Горький слушал внимательно, покуривал и чему-то в усы улыбался.

– Хорошие стихи,– сказал он решительно, – особенно те, где про господа бога. Влетело старику! После Иова ему, пожалуй, ни от кого еще так не доставалось!.. Про звезды тоже – хорошо... Только зачем вы размахиваете во все стороны руками? И гоняетесь за побрякушками? Не надо... Отвлекает... В драке самое главное собрать себя в кулак. Поверьте – испытано... Драться вам придется немало. Возьмите себя в руки и бейте наверняка... Под микитки!..2

Смотрины прошли удачно. Обе стороны остались друг другом довольны.

В качестве издателя "Паруса", которым руководил Горький, я предложил Маяковскому издать книжку его стихов. Он охотно согласился. Это была его первая "настоящая" книга. До той поры выходили только отдельные его произведения.

Стихи для книги отбирали сообща. Название далось не сразу. Сперва он предложил озаглавить книгу "Тринадцатый апостол", потом "Пять распятий".

– Вы не понимаете, тут дело не в Христе, а в арифметике, – сердился он, настаивая на своем.– Просто, как таблица умножения: пять раз пять.

– Этого никто не поймет.

– Вы думаете?

Он ушел огорченный. Через несколько дней он ввалился ко мне поздно ночью и грохнулся в кресло.

– Я придумал! Давайте назовем ее, дьявола, – "Фуфайка"!

– Почему "Фуфайка"?

– Слово очень смешное: фу–фай–ка!

Книга вышла под названием: "Просто – как мычание" 3.

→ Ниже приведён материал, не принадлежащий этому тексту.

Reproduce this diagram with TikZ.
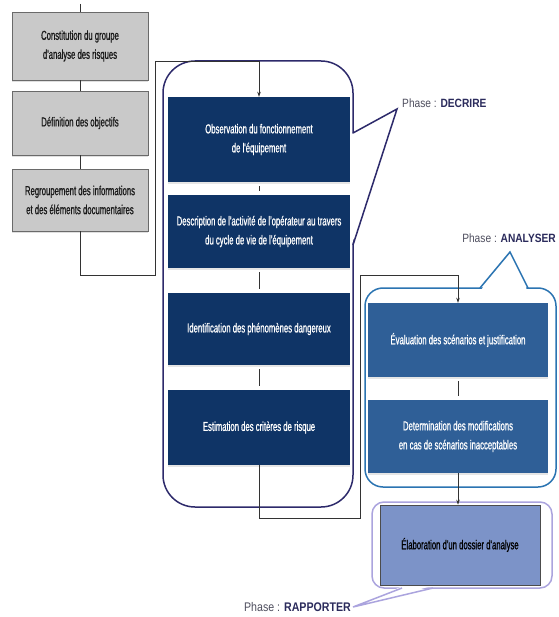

С орфографией тоже не поладилось. Маяковский требовал, чтобы стихи печатались без заглавных букв и знаков препинания.

Заглавные буквы издательство ему уступило, знаки препинания приказала цензура.

В "Летопись" Маяковский привел своих друзей 4. Они занялись для начала отделом библиографии. Отдел составлялся коллективно. Перед выходом каждого номера происходила баталия: "футуристы" спорили с "марксистами". И тем и другим это было на пользу. Маяковский от этих споров держался в стороне. Рецензий он не писал. В журнале он ценил другое: журнал был антибуржуазный и пораженческий.

– Против буржуев – я хоть с чертом! Ненавижу эту масть! – Он рванул изо рта изжеванную папиросу и швырнул ее в угол.

"Солидные" сотрудники "Летописи" фыркали себе в бороду, встречая в редакции Маяковского.

Он отвечал им великолепным презрением 5.

При газете "Новая жизнь" Маяковский предлагал выпустить сатирический журнал "Тачка". В тачках рабочие вывозили в те годы неугодных им директоров фабрик. Журнал не состоялся 6.

Для "Паруса" Маяковский нарисовал два плаката: карикатуру на Николая II и войну 7. Это было началом его будущей работы в "Окнах РОСТА".

Во время мировой войны, в тот день, когда в Петрограде на пороховых заводах произошел взрыв, стоивший жизни многим рабочим,– в Народном доме шел "Борис Годунов"8.

Спектакль был устроен Горьким и Шаляпиным специально для рабочих. Градоначальник, боявшийся возможной демонстрации, потребовал спектакль отменить. Шаляпин, по совету Горького, ответил отказом.

Спектакль состоялся.

Маяковскому очень хотелось посмотреть, как будут рабочие принимать оперу и самого Шаляпина.

В антрактах мы толкались с ним в коридорах театра и подслушивали, что говорят о спектакле рабочие. Своего мнения он не высказывал.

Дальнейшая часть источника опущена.